| WORK TO DO |
Your task is to repeat the lines below exactly, excluding any pictures they contain.

==== RECORDS TO PROCESS

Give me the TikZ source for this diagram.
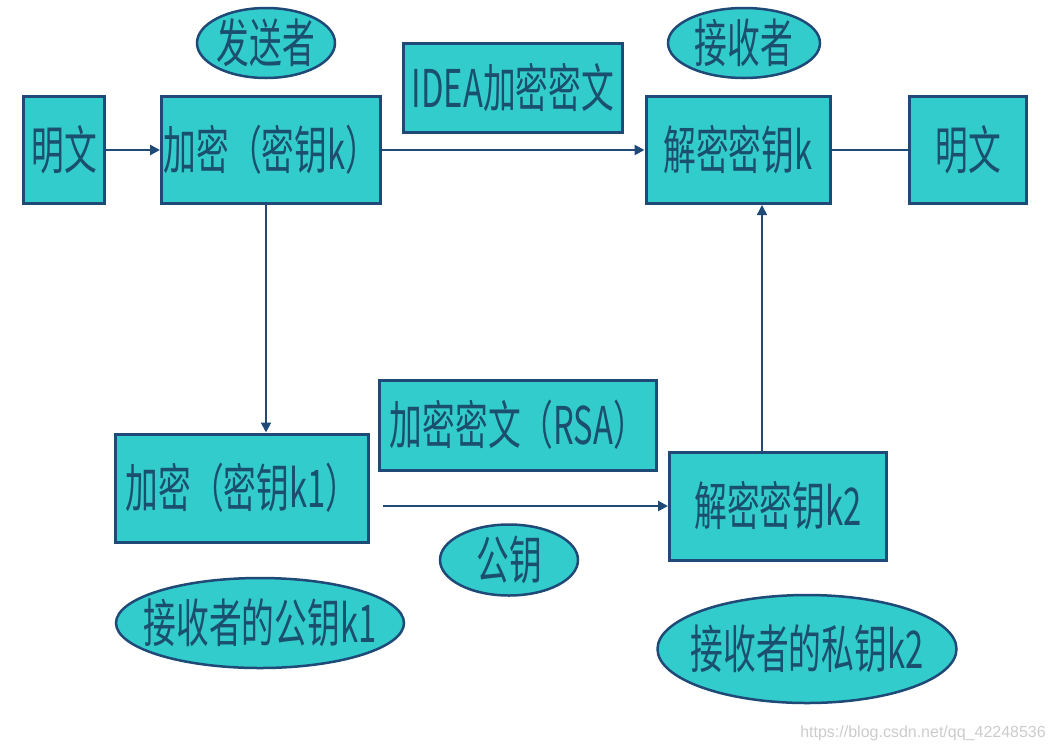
\documentclass[tikz,border=0pt]{standalone}
\usepackage{fontspec}
\newfontfamily\cjk[FakeStretch=0.63]{Noto Sans CJK SC}
\setmainfont{Liberation Sans}
\usetikzlibrary{shapes.geometric,arrows.meta}
\definecolor{boxfill}{HTML}{33CCCC}
\definecolor{boxline}{HTML}{1F4A78}
\definecolor{txt}{HTML}{1B4F6E}
\definecolor{wm}{HTML}{CCCCCC}
\newcommand{\ovtext}[1]{\makebox[0pt]{#1}}
\tikzset{
  box/.style={draw=boxline, line width=3pt, fill=boxfill, inner sep=0pt, text=txt,
    font=\cjk\fontsize{52}{52}\selectfont},
  oval/.style={ellipse, draw=boxline, line width=2.5pt, fill=boxfill, inner sep=0pt, text=txt,
    font=\cjk\fontsize{52}{52}\selectfont},
  conn/.style={draw=boxline, line width=2.8pt},
  tip/.style={-{Triangle[length=10pt,width=10pt]}}
}
\begin{document}
\begin{tikzpicture}[x=1pt,y=-1pt]
\useasboundingbox[fill=white] (0,0) rectangle (1056,750);
% boxes
\node[box, minimum width=81pt, minimum height=107pt] (p1) at (64,150) {明文};
\node[box, minimum width=219pt, minimum height=107pt] (enck) at (271,150) {加密（密钥k）};
\node[box, minimum width=219pt, minimum height=89pt] (idea) at (513,88) {IDEA加密密文};
\node[box, minimum width=184pt, minimum height=107pt] (deck) at (738,150) {解密密钥k};
\node[box, minimum width=117pt, minimum height=107pt] (p2) at (968,150) {明文};
\node[box, minimum width=253pt, minimum height=108pt] (enck1) at (242,488) {加密（密钥k1）};
\node[box, minimum width=277pt, minimum height=90pt] (rsa) at (518,425) {加密密文（RSA）};
\node[box, minimum width=217pt, minimum height=108pt] (deck2) at (778,506) {解密密钥k2};
% ellipses
\node[oval, minimum width=138pt, minimum height=70pt] (snd) at (266,43) {\ovtext{发送者}};
\node[oval, minimum width=152pt, minimum height=70pt] (rcv) at (744,43) {\ovtext{接收者}};
\node[oval, minimum width=138pt, minimum height=71pt] (pub) at (509,560) {\ovtext{公钥}};
\node[oval, minimum width=288pt, minimum height=90pt] (pubk1) at (260,623) {\ovtext{接收者的公钥k1}};
\node[oval, minimum width=299pt, minimum height=108pt] (privk2) at (807,649) {\ovtext{接收者的私钥k2}};
% watermark
\node[anchor=east, text=wm, font=\fontsize{16}{16}\selectfont, inner sep=0pt] (wmk) at (1046,733) {https://blog.csdn.net/qq\_42248536};
% connectors
\draw[conn, tip] (p1.east) -- (enck.west);
\draw[conn, tip] (enck.east) -- (deck.west);
\draw[conn] (deck.east) -- (p2.west);
\draw[conn, line width=2pt, tip] ([xshift=-5pt]enck.south) -- ([xshift=-5pt]enck.south |- enck1.north);
\coordinate (bstart) at (383,506);
\draw[conn, tip] (bstart) -- (deck2.west);
\draw[conn, line width=1.5pt, tip] ([xshift=-16pt]deck2.north) -- ([xshift=-16pt]deck2.north |- deck.south);
\end{tikzpicture}
\end{document}
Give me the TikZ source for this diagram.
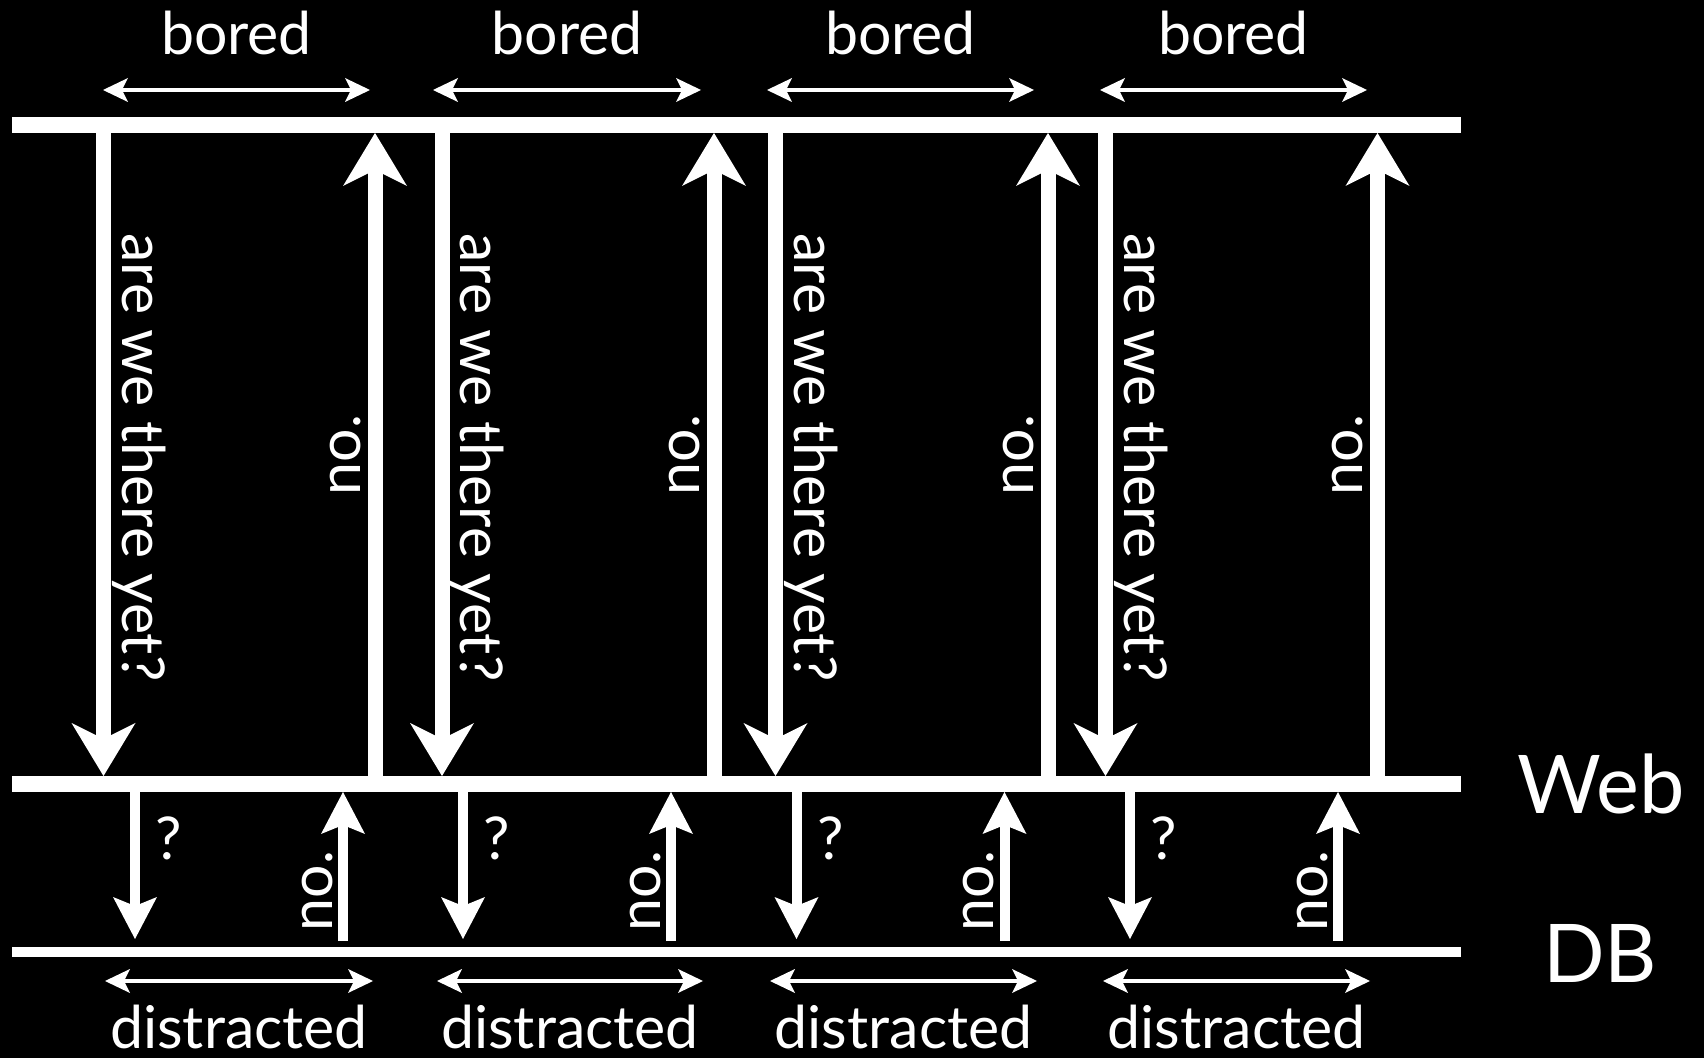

========

| THE REPLY |
Give me the TikZ source for this diagram.
\documentclass[tikz,border=0pt]{standalone}
\usepackage{fontspec}
\newfontfamily\cjk[FakeStretch=0.63]{Noto Sans CJK SC}
\setmainfont{Liberation Sans}
\usetikzlibrary{shapes.geometric,arrows.meta}
\definecolor{boxfill}{HTML}{33CCCC}
\definecolor{boxline}{HTML}{1F4A78}
\definecolor{txt}{HTML}{1B4F6E}
\definecolor{wm}{HTML}{CCCCCC}
\newcommand{\ovtext}[1]{\makebox[0pt]{#1}}
\tikzset{
  box/.style={draw=boxline, line width=3pt, fill=boxfill, inner sep=0pt, text=txt,
    font=\cjk\fontsize{52}{52}\selectfont},
  oval/.style={ellipse, draw=boxline, line width=2.5pt, fill=boxfill, inner sep=0pt, text=txt,
    font=\cjk\fontsize{52}{52}\selectfont},
  conn/.style={draw=boxline, line width=2.8pt},
  tip/.style={-{Triangle[length=10pt,width=10pt]}}
}
\begin{document}
\begin{tikzpicture}[x=1pt,y=-1pt]
\useasboundingbox[fill=white] (0,0) rectangle (1056,750);
% boxes
\node[box, minimum width=81pt, minimum height=107pt] (p1) at (64,150) {明文};
\node[box, minimum width=219pt, minimum height=107pt] (enck) at (271,150) {加密（密钥k）};
\node[box, minimum width=219pt, minimum height=89pt] (idea) at (513,88) {IDEA加密密文};
\node[box, minimum width=184pt, minimum height=107pt] (deck) at (738,150) {解密密钥k};
\node[box, minimum width=117pt, minimum height=107pt] (p2) at (968,150) {明文};
\node[box, minimum width=253pt, minimum height=108pt] (enck1) at (242,488) {加密（密钥k1）};
\node[box, minimum width=277pt, minimum height=90pt] (rsa) at (518,425) {加密密文（RSA）};
\node[box, minimum width=217pt, minimum height=108pt] (deck2) at (778,506) {解密密钥k2};
% ellipses
\node[oval, minimum width=138pt, minimum height=70pt] (snd) at (266,43) {\ovtext{发送者}};
\node[oval, minimum width=152pt, minimum height=70pt] (rcv) at (744,43) {\ovtext{接收者}};
\node[oval, minimum width=138pt, minimum height=71pt] (pub) at (509,560) {\ovtext{公钥}};
\node[oval, minimum width=288pt, minimum height=90pt] (pubk1) at (260,623) {\ovtext{接收者的公钥k1}};
\node[oval, minimum width=299pt, minimum height=108pt] (privk2) at (807,649) {\ovtext{接收者的私钥k2}};
% watermark
\node[anchor=east, text=wm, font=\fontsize{16}{16}\selectfont, inner sep=0pt] (wmk) at (1046,733) {https://blog.csdn.net/qq\_42248536};
% connectors
\draw[conn, tip] (p1.east) -- (enck.west);
\draw[conn, tip] (enck.east) -- (deck.west);
\draw[conn] (deck.east) -- (p2.west);
\draw[conn, line width=2pt, tip] ([xshift=-5pt]enck.south) -- ([xshift=-5pt]enck.south |- enck1.north);
\coordinate (bstart) at (383,506);
\draw[conn, tip] (bstart) -- (deck2.west);
\draw[conn, line width=1.5pt, tip] ([xshift=-16pt]deck2.north) -- ([xshift=-16pt]deck2.north |- deck.south);
\end{tikzpicture}
\end{document}
Give me the TikZ source for this diagram.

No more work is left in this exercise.